While this had some positive effects, particularly while the economy was growing, it had the effect of removing redistribution from the political arena, or at least obscuring the true intentions of Brown and the Labour government (which, in this area, to my mind at least, were honourable).


Since the turn of the tide in 2010, and the rise of the Conservatives to power, things have got far worse. Despite the restraining hand of the Liberal Democrats for the first five years, the damage was already done when meanness (or ‘austerity’) became the key metric for political competence. And the impact of this is clearly visible.

Walking around London now is a very different experience to what it was ten, five, or even two years ago. In the centre of town, around Victoria or Covent Garden, you can count dozens of people sleeping rough.

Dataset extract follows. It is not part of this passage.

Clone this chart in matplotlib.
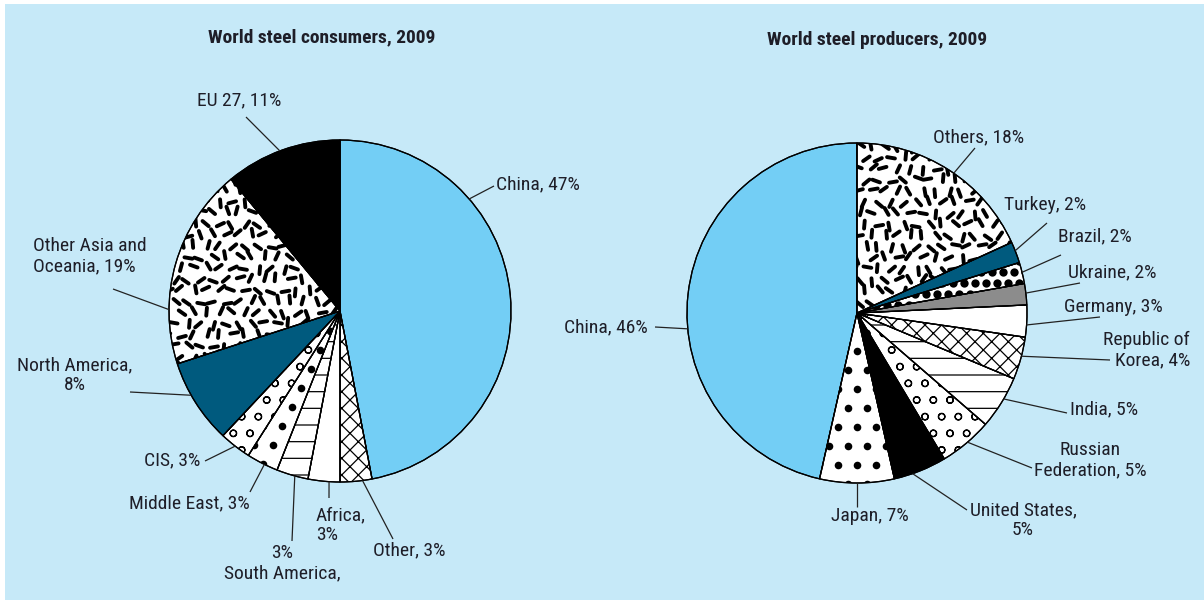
import numpy as np
import matplotlib
matplotlib.use("Agg")
import matplotlib.pyplot as plt
from matplotlib.collections import LineCollection
from matplotlib.patches import Rectangle, PathPatch
from matplotlib import font_manager

# ---------------- data ----------------
cons_labels = ["China, 47%", "Other, 3%", "Africa,\n3%", "3%\nSouth America,", "Middle East, 3%",
               "CIS, 3%", "North America,\n8%", "Other Asia and\nOceania, 19%", "EU 27, 11%"]
cons_values = [47, 3, 3, 3, 3, 3, 8, 19, 11]

prod_labels = ["China, 46%", "Japan, 7%", "United States,\n5%", "Russian\nFederation, 5%", "India, 5%",
               "Republic of\nKorea, 4%", "Germany, 3%", "Ukraine, 2%", "Brazil, 2%", "Turkey, 2%",
               "Others, 18%"]
prod_values = [46, 7, 5, 5, 5, 4, 3, 2, 2, 2, 18]

titles = ["World steel consumers, 2009", "World steel producers, 2009"]

# ---------------- styles ----------------
BG = "#C6E9F8"
LBLUE = "#73CEF5"
TEAL = "#005A7E"
GRAY = "#8C8C8C"
TXT = "#1E1E28"

cons_styles = [(LBLUE, None, None), ("white", "xx", None), ("white", None, None), ("white", "-", None),
               ("white", None, "dots"), ("white", "o", None), (TEAL, None, None),
               ("white", None, "dashes"), ("black", None, None)]
prod_styles = [(LBLUE, None, None), ("white", None, "dots"), ("black", None, None), ("white", "o", None),
               ("white", "-", None), ("white", "xx", None), ("white", None, None), (GRAY, None, None),
               ("white", None, "densedots"), (TEAL, None, None), ("white", None, "dashes")]

# label layout: (text x, text y, ha, attach fraction within wedge, line start x, y) pixel coords (y down)
cons_layout = [
    (496, 184, "left", 0.29, 494, 186),
    (373, 550, "left", 0.30, 393, 539),
    (316, 525, "left", 0.34, 329, 498),
    (282, 563, "center", 0.42, 292, 541),
    (129, 503, "left", 0.43, 250, 492),
    (200, 460, "right", 0.50, 205, 461),
    (75, 375, "center", 0.60, 130, 392),
    (33, 256, "left", 0.27, 113, 289),
    (197, 100, "left", 0.48, 246, 117),
]
prod_layout = [
    (648, 327, "right", 0.57, 655, 327),
    (831, 516, "left", 0.50, 857, 507),
    (1023, 520, "center", 0.35, 967, 510),
    (1090, 460, "center", 0.53, 1032, 468),
    (1070, 409, "left", 0.58, 1067, 413),
    (1190, 350, "right", 0.55, 1110, 360),
    (1064, 307, "left", 0.38, 1100, 317),
    (1068, 272, "left", 0.55, 1080, 283),
    (1058, 236, "left", 0.53, 1061, 255),
    (1004, 205, "left", 0.58, 1047, 223),
    (933, 137, "left", 0.47, 975, 148),
]

# ---------------- font choice ----------------
available = {f.name for f in font_manager.fontManager.ttflist}
FONT = None
for cand in ["Liberation Sans Narrow", "Roboto Condensed", "Arial Narrow", "Open Sans Condensed",
             "Noto Sans Condensed", "DejaVu Sans Condensed"]:
    if cand in available:
        FONT = cand
        break
STRETCH = "normal"
if FONT is None:
    FONT = "DejaVu Sans"
    STRETCH = "condensed"

W, H = 1204, 600
plt.rcParams["font.family"] = [FONT, "DejaVu Sans"]
plt.rcParams["font.stretch"] = STRETCH
plt.rcParams["hatch.linewidth"] = 0.9

fig = plt.figure(figsize=(W / 100, H / 100), dpi=100)
fig.patch.set_facecolor("white")
ax = fig.add_axes([0, 0, 1, 1])
ax.set_xlim(0, W)
ax.set_ylim(0, H)
ax.set_aspect("equal")
ax.axis("off")
ax.add_patch(Rectangle((5, 0), W - 5, H - 4, facecolor=BG, edgecolor="none", zorder=0))


def Y(y):
    return H - y


def add_texture(wedge, kind, cx, cy, r):
    x0, x1 = cx - r - 20, cx + r + 20
    y0, y1 = cy - r - 20, cy + r + 20
    if kind == "dashes":
        step = 12.8
        angs = [55, 130, 85, 160, 25, 110, 65, 145, 95, 10, 40, 120, 170, 75, 35, 140, 100, 15]
        offs = [0, 2, -1, 1, -2, 2, -1, 2, -2, 1, 0]
        segs = []
        for j, yy in enumerate(np.arange(y0, y1, step * 0.87)):
            shift = step / 2 if j % 2 else 0
            for i, xx in enumerate(np.arange(x0, x1, step)):
                a = np.deg2rad(angs[(i * 7 + j * 11 + (i * j) % 5) % len(angs)])
                px = xx + shift + offs[(i + 3 * j) % len(offs)]
                py = yy + offs[(2 * i + j) % len(offs)]
                L = 4.0
                segs.append([(px - L * np.cos(a), py - L * np.sin(a)),
                             (px + L * np.cos(a), py + L * np.sin(a))])
        lc = LineCollection(segs, colors="black", linewidths=2.8, capstyle="round", zorder=3)
        lc.set_clip_path(wedge)
        ax.add_collection(lc)
    else:
        step = 19 if kind == "dots" else 11
        size = 30 if kind == "dots" else 36
        pts = []
        for j, yy in enumerate(np.arange(y0, y1, step)):
            shift = step / 2 if j % 2 else 0
            for xx in np.arange(x0, x1, step):
                pts.append((xx + shift, yy))
        pts = np.array(pts)
        sc = ax.scatter(pts[:, 0], pts[:, 1], s=size, c="black", marker="o", linewidths=0, zorder=3)
        sc.set_clip_path(wedge)


def draw_pie(values, labels, styles, layout, center, r, counterclock):
    cx, cy = center
    wedges, _ = ax.pie(values, center=(cx, cy), radius=r, startangle=90, counterclock=counterclock,
                       colors=[s[0] for s in styles], frame=True,
                       wedgeprops=dict(edgecolor="black", linewidth=0.9))
    total = float(sum(values))
    cum = 0.0
    for w, v, st, lab, lay in zip(wedges, values, styles, labels, layout):
        w.set_zorder(2)
        if st[1]:
            w.set_hatch(st[1])
        if st[2]:
            add_texture(w, st[2], cx, cy, r)
        tx, ty, ha, frac, lx, ly = lay
        c = cum + frac * v
        sign = 1 if counterclock else -1
        ang = np.deg2rad(90 + sign * c / total * 360)
        ex, ey = cx + r * np.cos(ang), cy + r * np.sin(ang)
        ax.plot([lx, ex], [Y(ly), ey], color="#222222", lw=0.9, zorder=4, solid_capstyle="butt")
        ax.text(tx, Y(ty), lab, ha=ha, va="center", fontsize=14, color=TXT, zorder=5,
                linespacing=1.15)
        cum += v
    for w in wedges:
        ax.add_patch(PathPatch(w.get_path(), fill=False, edgecolor="black", lw=0.9, zorder=3.5,
                               transform=w.get_transform()))
    return wedges


draw_pie(cons_values, cons_labels, cons_styles, cons_layout, (340, Y(311)), 171, False)
draw_pie(prod_values, prod_labels, prod_styles, prod_layout, (857, Y(313)), 170, True)

ax.set_xlim(0, W)
ax.set_ylim(0, H)
ax.axis("off")

ax.text(322, Y(37), titles[0], ha="center", va="center", fontsize=14, fontweight="bold", color=TXT)
ax.text(877, Y(40), titles[1], ha="center", va="center", fontsize=14, fontweight="bold", color=TXT)

fig.savefig("out.png", dpi=100, facecolor=fig.get_facecolor())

London looks increasingly similar to cities in the US, rather than to its counterparts in Europe. And from what I hear, other major UK cities like Manchester and Birmingham have seen far greater rises in homelessness. The official statistics from local authorities bear this out (although they also look incredibly conservative).

That environment is what originally sparked my desire to write this. An article by Matt Broomfield in the New Statesman, arguing for giving money ‘directly and unconditionally‘ to homeless people, has been doing the rounds on Facebook and Twitter.

Just before Broomfield’s article appeared, I attended a Tech Solidarity event in San Francisco where a rapt audience of tech employees heard from Jennifer Friedenbach, the director of the Coalition on Homelessness. The non-profit org runs on $270,000 a year, employing 9 staff on a flat wage of $16 an hour (including Jennifer herself); roughly about the same as a single software engineer’s annual salary.

Friedenbach outlined a situation in which one of the wealthiest cities in the world has somehow contrived to produce one of the worst housing environments. The homeless people in San Francisco, she said, had had no difference in terms of ability, health, or other social metrics from the housed; the only difference was whether people received housing subsidies or not. But after a few months on the streets, homeless people displayed a decline in health equivalent to ageing as much as 25 years. Most damningly, she said, the cost of providing healthcare to the homeless in SF now outweighed the likely cost of housing them.

This is where we are, in rich Western democracies: so obsessed with conditionality, with testing whether people ‘deserve’ good treatment, that we impoverish them and ourselves in the service of… what? Accuracy? Efficiency?

The impact of this can be felt in all sorts of ways in the philanthropic world, too, which is obsessed with metrics and benchmarks to demonstrate ‘impact’, and loses out on huge opportunities as a consequence of the bureaucracy that this requires. (I’ll write more on this another time. This fear of failure is definitely not holding back the right wing foundations, which will gleefully throw money at and take risks on projects that share their values, regardless of whether they have their paperwork, monitoring and evaluation and theory of change exactly right.)

All of which brings me, finally, back to Bloomfield’s article, and to the point. How do we begin to solve this? The problem of homelessness is just one indicator for a wider set of political principles that, I propose, most people do not share, but have somehow become an essential measure of successful public policy. Whether a system is abused seems more important to today’s politicians and media than whether the system is achieving the outcomes we want as a society.

As individual citizens, we can of course vote for parties we think will change that. But in the meantime, in the vast majority of years, when we’re not voting at major elections, we should aim to model the values we want to see. I don’t want to live in a country that values meanness over kindness. I want to live in a society that is liberal and generous, and so giving money without conditions (not just to homeless people but also to worthwhile charities, or even extra tax) seems a great way to do that.

Every individual act of kindness is a statement of rebellion against the meanness of the state. Giving without conditions is a revolutionary act.